La metáfora, que tal vez no sea más que una manera infecciosa de designar la catarsis aristotélica, puede funcionar también para explicar la estetización del descastado, o su sola tematización, la curiosidad o el voyeurismo de quienes se encuentran más férreamente eslabonados en algún tramo de la cadena de producción, proyectada hacia los que permanecen marginados de ella. Algunas de las modalidades fundantes, más poderosas y originales, de la escritura de estos extremos de la civilización (Montevideo, Buenos Aires) pueden ser leídas de esta manera. Durante el siglo XIX,  la gauchesca fabuló sus héroes a partir de cierta subclase residual de las campañas pastoras. Los gauchos fueron una especie de planchas rurales refractarios a las formas de disciplinamiento requeridas por la modernización. Al igual que los actuales, se distinguieron ostentosamente por su atavío, por su jerga y por ciertas músicas. Las operaciones políticas destinadas a abolir a los gauchos (el alambrado de los campos, la reforma escolar de Varela en Uruguay), se realizaron en la década de 1870, por la misma época que llegaban a su etapa culminante las maniobras de monumentalización literaria (El gaucho Martín Fierro en Argentina). Antes de eso, también del lado occidental del Río de la Plata, se había publicado un libro que comprime en sí mismo estas pulsiones contrarias en torno del gaucho: Facundo, de Domingo F. Sarmiento (1845). Su autor concibió la obra como un instrumento de civilización para contribuir al acabamiento de los bárbaros. Sin embargo, el extraño poder de su escritura transparenta y contagia, desde muy temprano, la seducción del desclasado: tal vez la intensidad que transmite el libro de Sarmiento, lo que le ha permitido trascender como algo más que un panfleto, es justamente ese conflicto político-narrativo que funciona, sin resolverse, en sus páginas.

Cuando a la postre el capitalismo arrasó con los gauchos y su mundo, la épica gauchesca ya quejosa y elegíaca en Martín Fierro se decoloró, perdió el carácter de pendencia política que habían tenido sus textos primordiales, y se convirtió en lírica folklorista y pintoresca, en costumbrismo, en criollismo, en nativismo. 
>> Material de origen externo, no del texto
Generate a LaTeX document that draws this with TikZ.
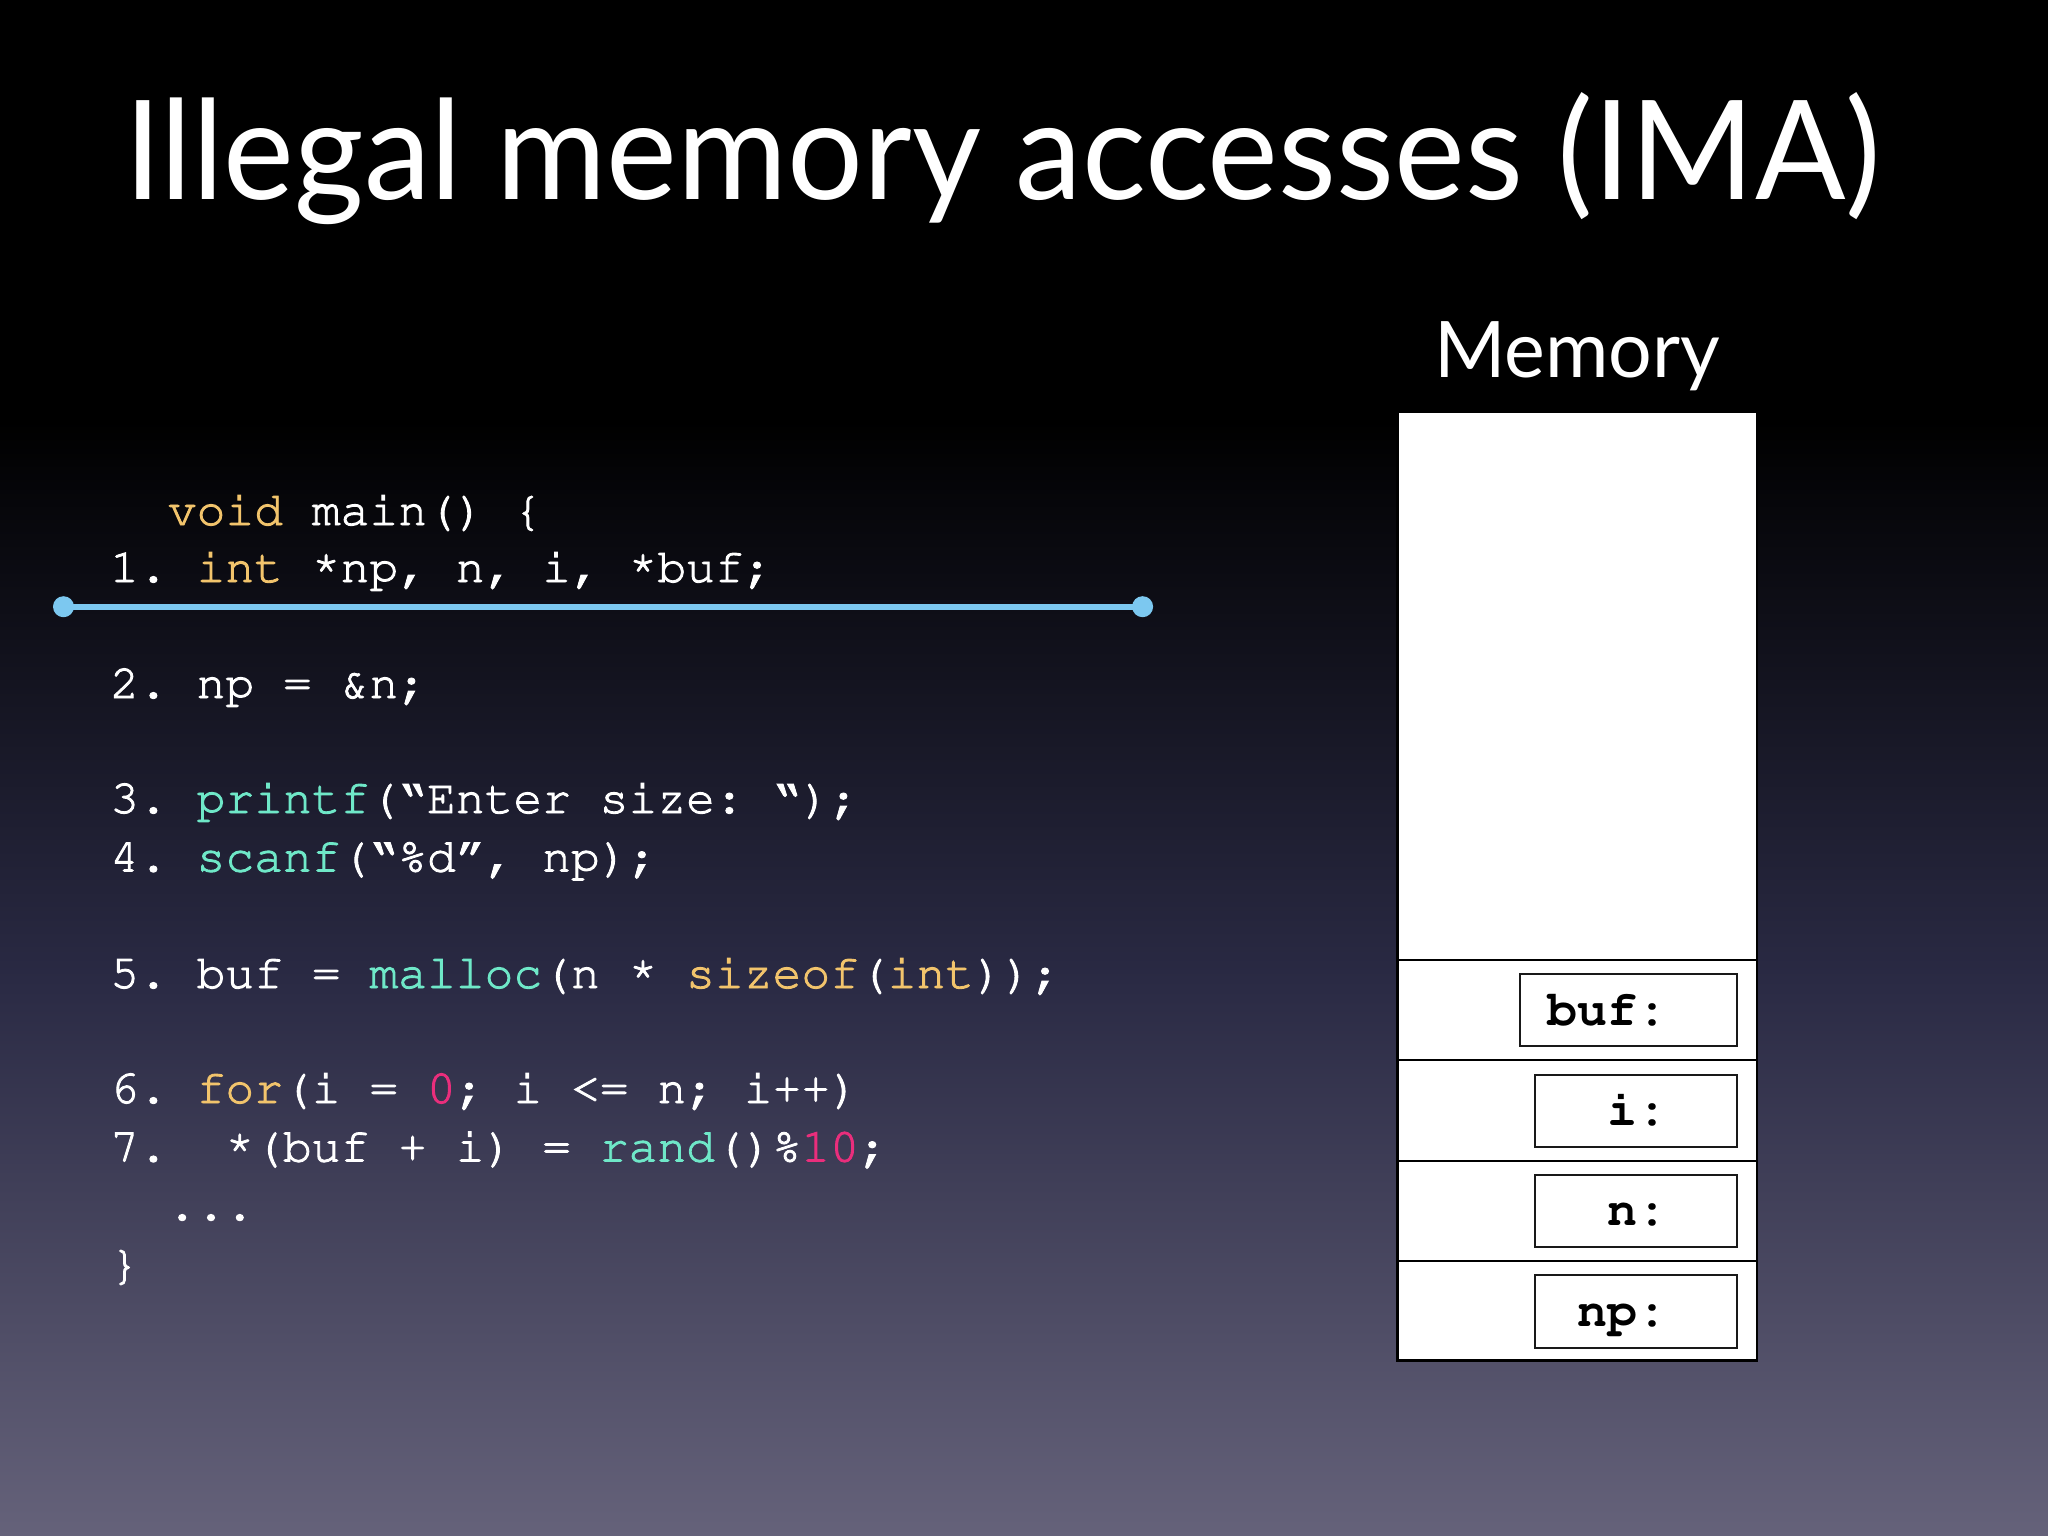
\documentclass[tikz,border=0pt]{standalone}
\usepackage[T1]{fontenc}
\usepackage{fontspec}
\setmainfont{Lato}
\newcommand\codefont{\fontencoding{T1}\fontfamily{pcr}\selectfont}
\newcommand\thick[1]{\special{pdf:literal 2 Tr 0.9 w}#1\special{pdf:literal 0 Tr 1 w}}
\newcommand\rast{\raisebox{7pt}{*}}
\definecolor{kwc}{HTML}{F2C46C}
\definecolor{fnc}{HTML}{6FE8C8}
\definecolor{nmc}{HTML}{EA2E7C}
\definecolor{linec}{HTML}{7CC8F0}
\definecolor{bgmid}{HTML}{2A2A44}
\definecolor{bgbot}{HTML}{65627A}
\newcommand\kw[1]{\textcolor{kwc}{#1}}
\newcommand\fn[1]{\textcolor{fnc}{#1}}
\newcommand\nm[1]{\textcolor{nmc}{#1}}
\tikzset{
  code/.style={anchor=base west, inner sep=0pt, text=white,
    font=\codefont\fontsize{48}{48}\selectfont\frenchspacing},
  memlabel/.style={anchor=base east, inner sep=0pt, text=black,
    font=\codefont\bfseries\fontsize{50}{50}\selectfont\frenchspacing},
  cellbox/.style={draw=black!90, line width=2pt, fill=white},
  enddot/.style={circle, fill=linec, inner sep=0pt, minimum size=21pt},
}
\begin{document}
\begin{tikzpicture}[x=1pt,y=-1pt]
\useasboundingbox (0,0) rectangle (2048,1536);
% background
\fill[black] (0,0) rectangle (2048,1536);
\shade[top color=black, bottom color=bgmid] (0,420) rectangle (2048,980);
\shade[top color=bgmid, bottom color=bgbot] (0,979) rectangle (2048,1536);
% title
\node[anchor=base west, inner sep=0pt, text=white, font=\fontsize{138}{138}\selectfont] (title) at (124,200)
  {\resizebox{1757pt}{\height}{Illegal memory accesses (IMA)}};
\node[anchor=base west, inner sep=0pt, text=white, font=\fontsize{78}{78}\selectfont] (memtitle) at (1434,377)
  {\resizebox{286pt}{\height}{Memory}};
% code
\node[code] (c0) at (167.6,525) {\thick{\kw{void} main() \{}};
\node[code] (c1) at (110,582) {\thick{1. \kw{int} \rast np, n, i, \rast buf;}};
\node[code] (c2) at (110,698) {\thick{2. np = \&n;}};
\node[code] (c3) at (110,813) {\thick{3. \fn{printf}(\textquotedblleft Enter size: \textquotedblleft);}};
\node[code] (c4) at (110,871.5) {\thick{4. \fn{scanf}(\textquotedblleft\%d\textquotedblright, np);}};
\node[code] (c5) at (110,988) {\thick{5. buf = \fn{malloc}(n \rast\ \kw{sizeof}(\kw{int}));}};
\node[code] (c6) at (110,1103) {\thick{6. \kw{for}(i = \nm{0}; i <= n; i++)}};
\node[code] (c7) at (110,1161.5) {\thick{7.\ \ \rast(buf + i) = \fn{rand}()\%\nm{10};}};
\node[code] (c8) at (167.6,1220) {\thick{...}};
\node[code] (c9) at (110,1279) {\thick{\}}};
% blue marker line
\node[enddot] (la) at (63.5,606.7) {};
\node[enddot] (lb) at (1142.6,606.7) {};
\draw[linec, line width=6pt] (la.center) -- (lb.center);
% memory
\draw[black, line width=2.5pt, fill=white] (1397.5,411.5) rectangle (1757,1360.5);
\draw[black, line width=2pt] (1397.5,959.5) -- (1757,959.5);
\draw[black, line width=2pt] (1397.5,1060) -- (1757,1060);
\draw[black, line width=2pt] (1397.5,1160.5) -- (1757,1160.5);
\draw[black, line width=2pt] (1397.5,1261) -- (1757,1261);
\draw[cellbox] (1520,973.5) rectangle (1736.5,1046);
\draw[cellbox] (1534.5,1074.5) rectangle (1736.5,1146.5);
\draw[cellbox] (1534.5,1174.5) rectangle (1736.5,1246.5);
\draw[cellbox] (1534.5,1275) rectangle (1736.5,1347.5);
\node[memlabel] (lbuf) at (1668,1025) {buf:};
\node[memlabel] (li) at (1668,1125) {i:};
\node[memlabel] (ln) at (1668,1225) {n:};
\node[memlabel] (lnp) at (1668,1326.5) {np:};
\end{tikzpicture}
\end{document}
Una de sus últimas resurrecciones o resistencias fue el libro Tacuruses, el  más vendido y menos canónico de la Historia de la poesía uruguaya, escrito a comienzos de los años 1930 por Serafín J. García, que era por esos tiempos escribiente de la policía. “Orejano” (adjetivo que se aplica al animal sin marcas ni señales que indiquen su pertenencia), es el título del poema más famoso de aquella colección. Escrito en dodecasílabos y en una lengua extraña, el texto se hizo muy popular, convertido en canción, durante los hiperpolitizados años 60 del siglo pasado. Sin embargo, el texto es una desdeñosa diatriba contra la política y contra la ciudad: “Porque no me enyenan con cuatro mentiras / los maracanases que vienen del pueblo / a elogiar divisas ya desmerecidas / y a hacernos promesas que nunca cumplieron”. Arremete también contra el trabajo asalariado (“Porque no me han visto lamber la coyunda / ni andar hocicando p'hacerme de un peso...”), contra el registro civil (“Porque cuando truje mi china pal rancho / m'he olvidao que hay jueces p'hacer casamientos”) y contra la iglesia (“Porque a mis gurises los he criao infieles / aunque el cura grite que irán al infierno”). Tampoco se salvan del desprecio del Orejano la policía, ni la propiedad privada, ni los eufemismos. Estamos frente a un héroe antinómico, un outsider radical, un lumpen maledicente, que al igual que las yiras y guapos de los tangos, que los borrachos californianos de Bukovsky, que el O'Neill de los reportajes y las biografías, ha sido construido para que los ciudadanos progresistas, los consumidores domesticados y los hinchas televidentes nos aliviemos un poco de todo lo que nos odiamos.